In a bit of reflective writing due on Fridays each week, students indicated to me which of their peers in the class they wanted to offer an LSO for the week just past, an acknowledgment of any way another student had helped them out– by helping them grasp something complicated, asking a good question, being stalwart in Breakout Room discussions or productive in asynchronous organizing for a collaborative essay, whatever it might be. They indicated the LSO they wanted to make to me alone and then over the weekend, I used Moodle’s (still slightly perplexing) Badges function to send honorees their badge with a message that “Someone in our course gave you for a Learning Shout-Out.”  Recipients get 1 badge per week no matter how many might nominate them in the same week.

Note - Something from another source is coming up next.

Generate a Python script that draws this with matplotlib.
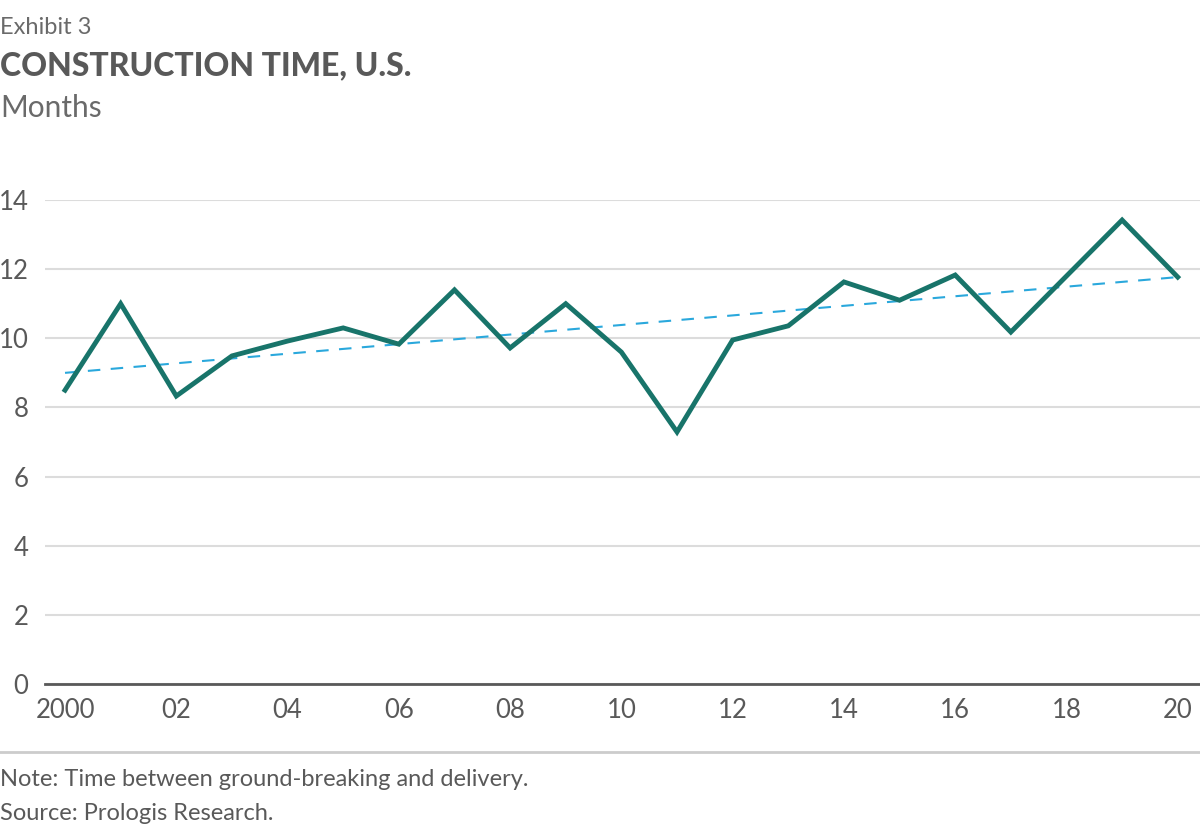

Eventually, nearly everyone had received a badge. Students seemed to really like it. Badges helped me to encourage reflection, acknowledgment, and gratitude at the heart of course.

Dev Gupta (Political Science) used badges in a low-key way to encourage community-building and to add an element of fun to her course. Dev summarized her approach: 

Students can earn badges for answering course questions that students post on Slack (questions that I normally might answer if others don’t get there first), posting funny things to a specific Slack forum (memes related to things we’re talking about), and specific discussion forum behaviors (amplifying the points that other students make, for example, or being particularly good at bringing in evidence from texts). I also created one at the beginning for mastery of the syllabus (everyone who got 10/10 on the syllabus quiz got one — but everyone had to take the quiz until they got 10/10 to unlock the next activity, so everyone started the class with at least one badge).

[Badges are] just a small add-on that hopefully makes [student] engagement with Moodle a little more fun than it usually would be. I designed the badges to be amusing. That’s gone over well with the students who, I find, respond to goofy things pretty well.